Of course, while this is going on, history is going on apace; his father dies, his older brother Edward (Guy Pearce. Yeah, I thought that was an odd choice too.) becomes king, for a short while, his whole time on the throne looking like such blatant abdication bait that poor old Albert has the threat of that what he fears the most looming over him - becoming king himself. Eventually, Albert accedes to the throne, becomes George VI, and as such has to become the one thing he can't do, be an inspiring figurehead.

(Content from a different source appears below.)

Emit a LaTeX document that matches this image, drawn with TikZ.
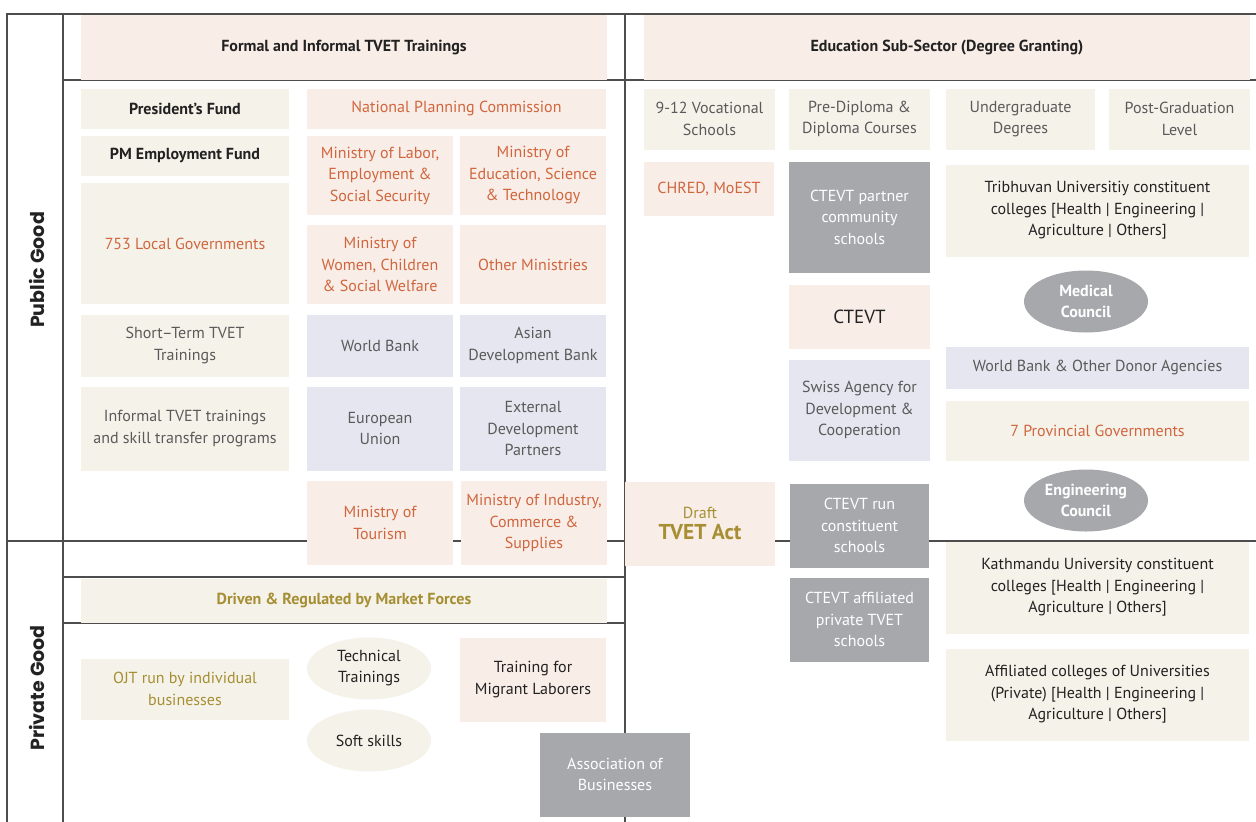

It's essentially a two hander between Firth and Rush, with Firth really doing the heavy lifting. I am put in mind of Les Dawson - now, let me finish - and his appalling piano playing, which I was always told by my very musical mother was very difficult to do; one would have to quite skilled to get it so dreadfully wrong in just the right way. The same goes here with Firth; Albert's stammers, chokes, and clenches have a consistent and painful sense of a genuine ailment, such that I really hope that he was able to kick the habit of it when he stopped acting.

The pair of them together have an excellent on-screen chemistry, Rush chipping his way into Firth's brittle reserved exterior, until we really get to see what makes both men tick.

Reservations... well, you know, everyone's so bloody nice. Maybe everyone involved was really nice, but that's not the sense you get from history. As a particular example, George V is said throughout the film to have been basically such a hard and stern father that he contributed to the way Albert was, yet, on screen, there's Gambon Dumbledoring it up as a sweet, avuncular old man. There's a rose tint over this film in general, which leaves you feeling you're watching some sort of idealised costume drama, whereas these are real events, of real people, of just seventy years ago.

So. As a costume drama, it's really a cut above. But, and this might only be a personal prejudice against Royals being portrayed as lovable human beings, I felt that the film as a historical character study felt a little too cuddly to be accurate.